Lenin’s study of dialectics from Hegel’s Science of Logic:
Some 16 points providing explanation and development:

1.    “Objectivity of observation (not examples, not unrepresentative forms, but the thing itself)”
All thinking has to start by abstracting or ‘isolating’ things.
2.    We must consider “the totality of the manifold relations of each thing to others.
An isolated thing is nothing by itself.  We have to see it in its interconnections and movement.
3.    We must consider “the development of the thing or phenomenon, its own movement, its own life.”
The nature of the thing cannot be understood apart from the form of change it undergoes.
4.    We must search for “the inner contradictory tendencies (and sides) in the thing”
5.    We must see “the thing (appearance etc) as the sum and unity of opposites
6.    We must examine “the struggle or unfolding of these opposites, that which conflicts with these strivings etc.”
Points 4-6 are about the causes of development – always the result of internal conflict as well as external relations.

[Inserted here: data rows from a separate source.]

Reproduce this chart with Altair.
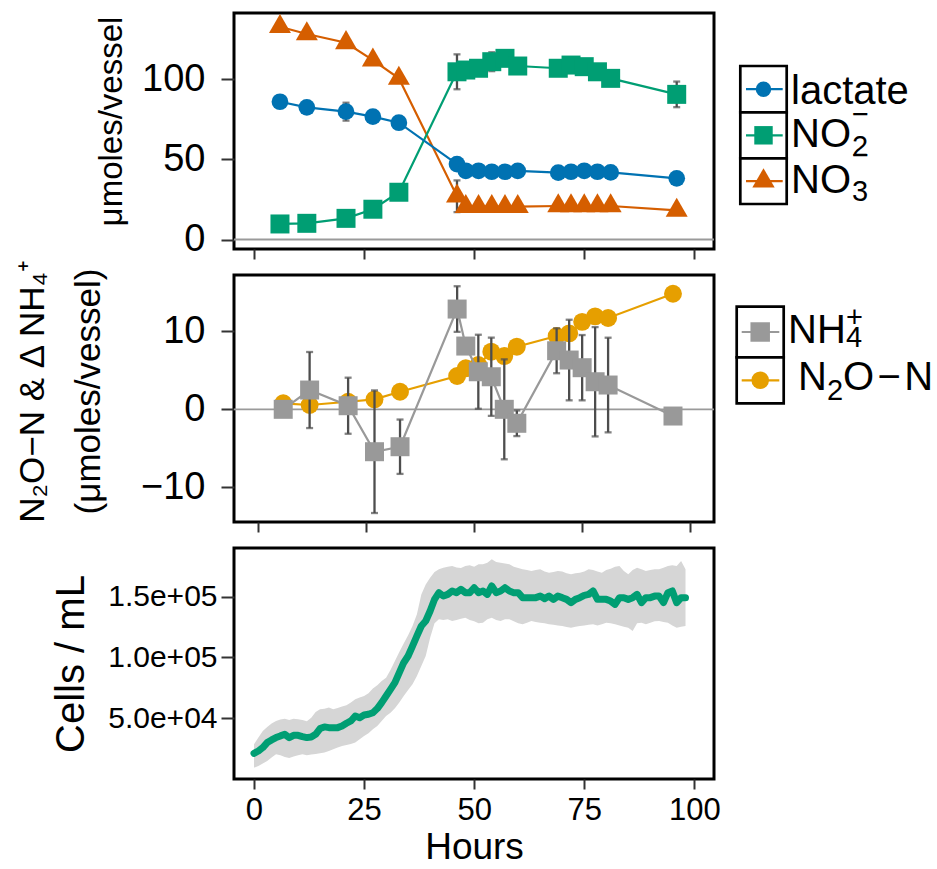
import altair as alt
import pandas as pd

FONT = "Liberation Sans"

# ---------------- chemistry sampling (hours) ----------------
hours = [5.9, 12.0, 20.9, 27.0, 32.9, 46.1, 48.1, 51.0, 54.0, 57.0,
         59.9, 69.1, 72.0, 75.0, 78.0, 81.0, 96.0]

# umoles / vessel (mean and sd)
lactate = [86.0, 82.5, 79.8, 76.7, 72.9, 47.1, 42.9, 42.9, 42.3, 42.3,
           42.8, 41.7, 42.3, 42.9, 42.3, 41.9, 38.2]
lactate_sd = [1.5, 1.5, 5.6, 2.0, 1.5, 2.0, 1.5, 1.0, 1.0, 1.0,
              1.0, 1.0, 1.0, 1.0, 1.0, 1.0, 1.5]
nitrite = [9.7, 10.1, 13.2, 18.9, 29.5, 104.7, 105.8, 106.9, 111.0, 113.1,
           108.3, 106.9, 108.9, 107.9, 104.7, 100.6, 90.6]
nitrite_sd = [1.0, 1.0, 1.5, 1.5, 2.0, 10.9, 3.0, 2.5, 5.9, 3.0,
              2.0, 2.0, 2.5, 2.0, 2.0, 2.0, 8.0]
nitrate = [132.8, 128.3, 122.8, 112.0, 100.6, 27.0, 20.5, 20.5, 20.5, 20.5,
           20.5, 20.9, 20.9, 20.9, 20.9, 20.9, 18.2]
nitrate_sd = [2.0, 2.0, 2.0, 2.0, 2.0, 9.9, 2.0, 1.5, 1.5, 1.5,
              1.5, 1.5, 1.5, 1.5, 1.5, 1.5, 1.5]

# N2O-N and change in NH4+ (umoles / vessel)
n2o = [0.77, 0.55, 0.97, 1.28, 2.25, 4.26, 5.25, 5.67, 7.38, 6.82,
       8.02, 9.39, 9.73, 11.2, 11.9, 11.7, 14.8]
n2o_sd = [0.3, 0.3, 0.3, 0.3, 0.3, 0.4, 0.4, 0.4, 0.5, 0.5,
          0.5, 0.5, 0.5, 0.5, 0.5, 0.5, 0.5]
nh4 = [0.0, 2.47, 0.46, -5.43, -4.79, 12.84, 8.10, 4.81, 4.17, 0.0,
       -1.79, 7.50, 6.31, 5.33, 3.53, 3.11, -0.86]
nh4_sd = [0.5, 4.87, 3.59, 7.85, 3.48, 2.92, 1.0, 4.74, 5.01, 6.40,
          1.64, 2.88, 5.16, 4.18, 7.0, 6.06, 0.5]

# ---------------- cell counts (hourly) ----------------
cell_hours = list(range(0, 99))
cells_mean = [
    21200, 23100, 25900, 30000, 32200, 34100, 35500, 36800, 34100, 36000,
    36000, 34900, 34100, 34600, 36800, 41500, 42900, 42300, 42300, 42300,
    43700, 45900, 47800, 51900, 50500, 52700, 53300, 54600, 58000, 62900,
    68300, 73800, 79300, 87500, 95700, 101200, 109400, 117700, 125900, 130000,
    138200, 147800, 153300, 150500, 151900, 154700, 153300, 156000, 153300, 153300,
    157400, 153300, 154700, 151900, 158800, 153300, 154700, 157400, 154700, 153300,
    153300, 149200, 149200, 149200, 149200, 150500, 148400, 150500, 147800, 150500,
    149200, 147800, 145100, 147800, 149200, 151100, 151900, 154700, 147800, 147800,
    147800, 146400, 143700, 149200, 149200, 147800, 149200, 151900, 145100, 149200,
    149200, 150500, 150500, 145100, 153300, 154700, 145100, 149200, 149200]
cells_hi = [
    28600, 34100, 39600, 42900, 45600, 47800, 48900, 49700, 48600, 49700,
    49200, 48600, 47500, 50500, 55200, 57400, 57900, 58800, 57400, 58500,
    59600, 60700, 62900, 65600, 67000, 68300, 70500, 74400, 77100, 80700,
    83400, 89700, 97100, 104500, 111600, 118200, 125900, 135500, 151900, 160100,
    165600, 170300, 172500, 173800, 174700, 175200, 174100, 173600, 175200, 175800,
    174700, 176600, 176600, 177900, 180700, 178500, 177900, 177400, 176600, 174700,
    173600, 172500, 171900, 171100, 171900, 172500, 170800, 169700, 170300, 171100,
    170800, 169200, 168400, 169200, 169700, 170800, 172500, 171900, 170800, 169700,
    171900, 173000, 174700, 175200, 171100, 168400, 171900, 173800, 172500, 171100,
    171900, 172500, 172500, 173800, 175200, 175800, 175200, 179300, 172500]
cells_lo = [
    9400, 10800, 12700, 14900, 17700, 20400, 19600, 18200, 17400, 18500,
    19600, 20400, 19600, 20100, 20700, 21200, 21800, 23100, 24500, 25900,
    27200, 28100, 28900, 30000, 32700, 35500, 37700, 40900, 43700, 47800,
    51900, 54600, 58200, 62900, 68300, 73300, 77900, 84800, 93000, 101200,
    116300, 128100, 131400, 130800, 131400, 130000, 130800, 131900, 132700, 130800,
    129700, 128100, 128600, 131400, 132700, 130800, 130000, 131400, 131400, 129700,
    128100, 127300, 128600, 130000, 129200, 128600, 128100, 127300, 127000, 126400,
    125900, 125100, 124500, 125300, 125900, 126400, 127000, 127300, 126400, 127300,
    128600, 128100, 127300, 126400, 125300, 124500, 121800, 128100, 128600, 127300,
    128600, 129700, 130000, 129200, 128600, 126400, 124500, 125300, 125900]

# ---------------- styling ----------------
BLUE, GREEN, VERM, ORANGE, GREY = "#0072B2", "#009E73", "#D55E00", "#E69F00", "#999999"
ERR = "#4d4d4d"
TRI = "M0,-1.155L1,0.577L-1,0.577Z"   # triangle centred on its centroid

W = 480
H_TOP, H_MID, H_BOT = 236, 247, 231
x_ticks = [0, 25, 50, 75, 100]

x_scale_top = alt.Scale(domain=[-4.54, 104.47], nice=False, zero=False)
x_scale_mid = alt.Scale(domain=[-5.48, 105.48], nice=False, zero=False)
y_scale_top = alt.Scale(domain=[-5.93, 141.4], nice=False, zero=False)
y_scale_mid = alt.Scale(domain=[-14.43, 17.2], nice=False, zero=False)
y_scale_bot = alt.Scale(domain=[50, 190050], nice=False, zero=False)

x_axis_blank = alt.Axis(values=x_ticks, labels=False, title=None, tickSize=10)
x_axis_bottom = alt.Axis(values=x_ticks, title="Hours", tickSize=10, labelFontSize=31,
                         labelPadding=6, titleFontSize=37, titlePadding=4, labelFlush=False)

y_axis_top = alt.Axis(values=[0, 50, 100], title="μmoles/vessel", tickSize=13,
                      labelFontSize=38, labelPadding=16, titleFontSize=33,
                      titlePadding=13, titleY=108)
y_axis_mid = alt.Axis(values=[-10, 0, 10],
                      title=["N₂O−N & Δ NH₄⁺", "(μmoles/vessel)"], tickSize=13,
                      labelFontSize=38, labelPadding=16, titleFontSize=35,
                      titleLineHeight=56, titlePadding=34, titleY=116)
y_axis_bot = alt.Axis(values=[50000, 100000, 150000], title="Cells / mL", tickSize=13,
                      labelFontSize=30, labelPadding=4, titleFontSize=40, titlePadding=16,
                      labelExpr="replace(format(datum.value, '.1e'), 'e+', 'e+0')")


def series_layers(values, sds, color, shape, size, xs, xa, ys, ya):
    df = pd.DataFrame({"hours": hours, "value": values, "sd": sds})
    df["lo"] = df["value"] - df["sd"]
    df["hi"] = df["value"] + df["sd"]
    base = alt.Chart(df).encode(x=alt.X("hours:Q", scale=xs, axis=xa))
    line = base.mark_line(color=color, strokeWidth=2.2).encode(
        y=alt.Y("value:Q", scale=ys, axis=ya))
    bar = base.mark_rule(color=ERR, strokeWidth=2.3).encode(
        y=alt.Y("lo:Q", scale=ys, axis=ya), y2="hi:Q")
    cap_lo = base.mark_tick(color=ERR, orient="horizontal", size=7, thickness=2.3).encode(
        y=alt.Y("lo:Q", scale=ys, axis=ya))
    cap_hi = base.mark_tick(color=ERR, orient="horizontal", size=7, thickness=2.3).encode(
        y=alt.Y("hi:Q", scale=ys, axis=ya))
    pts = base.mark_point(filled=True, shape=shape, size=size, color=color, opacity=1).encode(
        y=alt.Y("value:Q", scale=ys, axis=ya))
    return [line, bar, cap_lo, cap_hi, pts]


ONE = pd.DataFrame({"k": [0]})


def legend_layers(rows, box, seg, sym_x):
    out = []
    for r in rows:
        y0, y1 = r["band"]
        yc = (y0 + y1) / 2
        out.append(alt.Chart(ONE).mark_rect(fill="white", stroke="black", strokeWidth=2.7).encode(
            x=alt.value(box[0]), x2=alt.value(box[1]), y=alt.value(y0), y2=alt.value(y1)))
        out.append(alt.Chart(ONE).mark_rule(color=r["color"], strokeWidth=2.2).encode(
            x=alt.value(seg[0]), x2=alt.value(seg[1]), y=alt.value(yc)))
        out.append(alt.Chart(ONE).mark_point(filled=True, shape=r["shape"], size=r["size"],
                                             color=r["color"], opacity=1).encode(
            x=alt.value(sym_x), y=alt.value(yc)))
        for txt, tx, ty, fs in r["text"]:
            out.append(alt.Chart(ONE).mark_text(text=txt, align="left", baseline="alphabetic",
                                                font=FONT, fontSize=fs, color="black").encode(
                x=alt.value(tx), y=alt.value(ty)))
    return out


# ---------------- top panel ----------------
zero_top = alt.Chart(ONE).mark_rule(color="#9a9a9a", strokeWidth=1.8).encode(
    y=alt.Y(datum=0, scale=y_scale_top, axis=y_axis_top))
top_layers = [zero_top]
top_layers += series_layers(nitrate, nitrate_sd, VERM, TRI, 484, x_scale_top, x_axis_blank, y_scale_top, y_axis_top)
top_layers += series_layers(nitrite, nitrite_sd, GREEN, "square", 361, x_scale_top, x_axis_blank, y_scale_top, y_axis_top)
top_layers += series_layers(lactate, lactate_sd, BLUE, "circle", 280, x_scale_top, x_axis_blank, y_scale_top, y_axis_top)
top_layers += legend_layers([
    {"band": (53, 99.3), "color": BLUE, "shape": "circle", "size": 240,
     "text": [("lactate", 557, 91.3, 40)]},
    {"band": (99.3, 145.3), "color": GREEN, "shape": "square", "size": 340,
     "text": [("NO", 557, 133.7, 40), ("2", 618, 143, 29), ("−", 618, 111, 29)]},
    {"band": (145.3, 191), "color": VERM, "shape": TRI, "size": 500,
     "text": [("NO", 557, 180, 40), ("3", 618, 188, 29), ("−", 618, 152, 29)]},
], box=(506.3, 552.7), seg=(512, 548.7), sym_x=529.5)
top = alt.layer(*top_layers).properties(width=W, height=H_TOP)

# ---------------- middle panel ----------------
zero_mid = alt.Chart(ONE).mark_rule(color="#9a9a9a", strokeWidth=1.8).encode(
    y=alt.Y(datum=0, scale=y_scale_mid, axis=y_axis_mid))
mid_layers = [zero_mid]
mid_layers += series_layers(n2o, n2o_sd, ORANGE, "circle", 320, x_scale_mid, x_axis_blank, y_scale_mid, y_axis_mid)
mid_layers += series_layers(nh4, nh4_sd, GREY, "square", 361, x_scale_mid, x_axis_blank, y_scale_mid, y_axis_mid)
mid_layers += legend_layers([
    {"band": (31.7, 82.3), "color": GREY, "shape": "square", "size": 380,
     "text": [("NH", 554, 68, 40), ("4", 612, 72, 29), ("+", 612, 52, 29)]},
    {"band": (82.3, 128.3), "color": ORANGE, "shape": "circle", "size": 310,
     "text": [("N", 564, 115, 40), ("2", 593, 125, 29), ("O\u200a−\u200aN", 609, 115, 40)]},
], box=(502.7, 549.7), seg=(507.7, 545.3), sym_x=526.2)
mid = alt.layer(*mid_layers).properties(width=W, height=H_MID)

# ---------------- bottom panel: cell counts ----------------
cells = pd.DataFrame({"hours": cell_hours, "mean": cells_mean, "lo": cells_lo, "hi": cells_hi})
cbase = alt.Chart(cells).encode(x=alt.X("hours:Q", scale=x_scale_top, axis=x_axis_bottom))
ribbon = cbase.mark_area(color="#d6d6d6", opacity=1).encode(
    y=alt.Y("lo:Q", scale=y_scale_bot, axis=y_axis_bot), y2="hi:Q")
cline = cbase.mark_line(color=GREEN, strokeWidth=7, strokeCap="round", strokeJoin="round").encode(
    y=alt.Y("mean:Q", scale=y_scale_bot, axis=y_axis_bot))
bot = alt.layer(ribbon, cline).properties(width=W, height=H_BOT)

chart = alt.vconcat(top, mid, bot, spacing=26, bounds="flush").properties(
    padding={"left": 14, "top": 11, "right": 0, "bottom": 0},
    background="white",
).configure_view(
    stroke="black", strokeWidth=3, fill="white"
).configure_axis(
    labelFont=FONT, titleFont=FONT, labelColor="black", titleColor="black",
    titleFontWeight="normal", tickColor="#333333", tickWidth=2, domain=False, grid=False
)

chart.save("out.html", embed_options={"renderer": "svg", "actions": False})
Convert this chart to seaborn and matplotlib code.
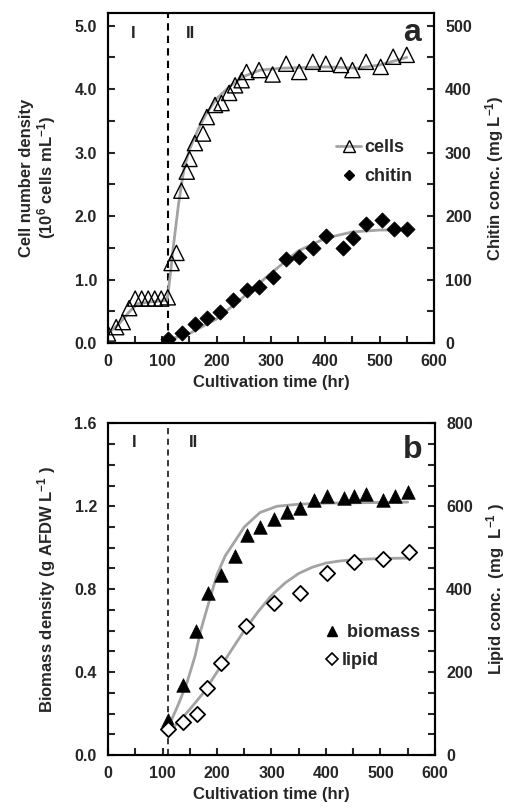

Points 7-12 are about understanding the complexities of every “thing” by the combined process of splitting up into parts and seeing them in their inter-relation.
7.    Union of analysis and synthesis, the splitting into the separate parts and the totality, summation of these parts together.
8.    The relations of each thing (or appearance etc) not only manifold, but general, universal.  Each thing (or appearance, process etc) is connected with every other.
9.    Not only unity of opposites, but transitions of each determination, each quality, each feature, each side, each property in every other (into its opposite?)
10.    An infinite process of revealing new sides, relations etc.
11.    An infinite process of deepening the knowledge of the thing, appearance, process etc, by man, from appearance to essence, and from less deep to deeper essence.
12.    From coexistence to causality, and from one form of connection and reciprocal dependence to another deeper and more general.
The struggle of opposites which causes development leads at a certain point to a revolutionary break, to the emergence of a new thing (or quality).  The main features of this revolutionary jump from one stage to another are described in points 13-16.
13.    The repetition of certain features, properties etc of the lower stage in the higher and …
14.    apparent return of the old (negation of the negation).
15.    The struggle of content with form and vice versa.
16.    Passing of quantity into quality and vie versa.
Points 15 and 16 are examples of 9.
These 16 points are seen in their real living inter-relationship, they are grasped dialectically.